The innovation essentially gave civilisation another shot at survival after humankind made such a mess of the world in the past. Digital spaces unleashed humankind’s creative energy when the masters of the physical world had almost killed it off.
People asked me about my optimism. The best case I can make for it is as follows.
The State in all times and all places wants a population of despairing, dreary, hopeless, and weighted-down people. Why? Because such people don’t do anything. They are predictable, categorisable, pliable, and, essentially, powerless. Such people offer no surprises, threaten no change, and destabilise nothing.
This is the ideal world that the bureaucrats, the plutocrats, and the technocrats desire. It makes their lives easy and the path clear. Today is just like yesterday and tomorrow — forever. This is the machine that the state wants to manage, a world of down-in-the-dumps and obedient citizens of the society they think they own.
In contrast, hope upsets the prevailing order. It sees things that don’t yet exist. It acts on a promise of a future different from today. It plays with the uncertainty of the future and dares imagine that ideals can become reality. Those who think this way are a threat to every regime. Why? Because people who think this way eventually come to act this way. They resist. They rebel. They overthrow.
Yet look around: We see progress everywhere. What does this imply? It implies that noncompliance is the human norm. People cannot be forever pressed into a mould of the state’s making. The future will happen, and it will be shaped by those who dare to break bad, dare to disagree, and dare to take the risk to overthrow in favour of what can be.
I realised all this some years ago, and when you begin to look around and see how the power elites do not and cannot rule, you discover the whole secret to social order. It turns out that they are not really in control, not finally. Then it all becomes fun.
It is a blast to see the powerful topple from the thrones they want to sit in so badly. It is a thrill to use and hold technologies, as we know them, that no one among the elite ever gave permission to exist.

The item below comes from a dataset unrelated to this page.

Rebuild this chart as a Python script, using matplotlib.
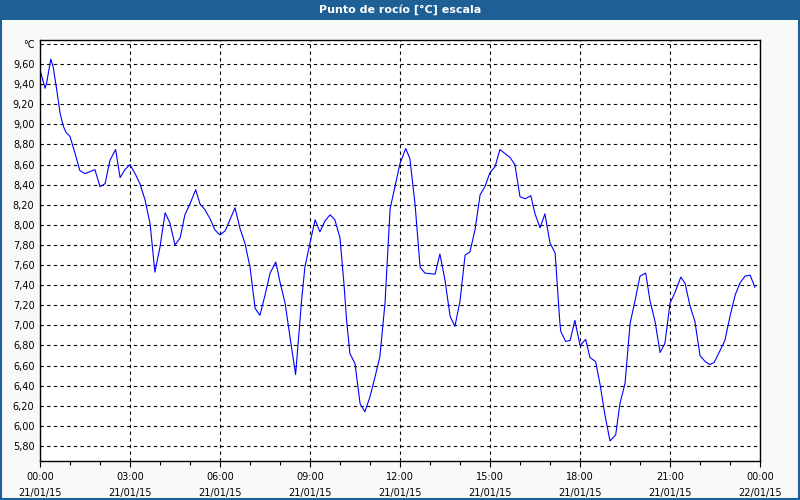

It is a kick to see how the market — meaning human beings acting with vision toward the future — is so constantly outwitting the arrogant planners who want to freeze history, control our minds, and wreck our world.
To defy them is so simple: Just imagine a future better than the present. You become an enemy of the state, and you begin to love every minute of it. You become part of the solution and see that your life and energies are worthwhile and making a difference. How fortunate we all are to be living in these times.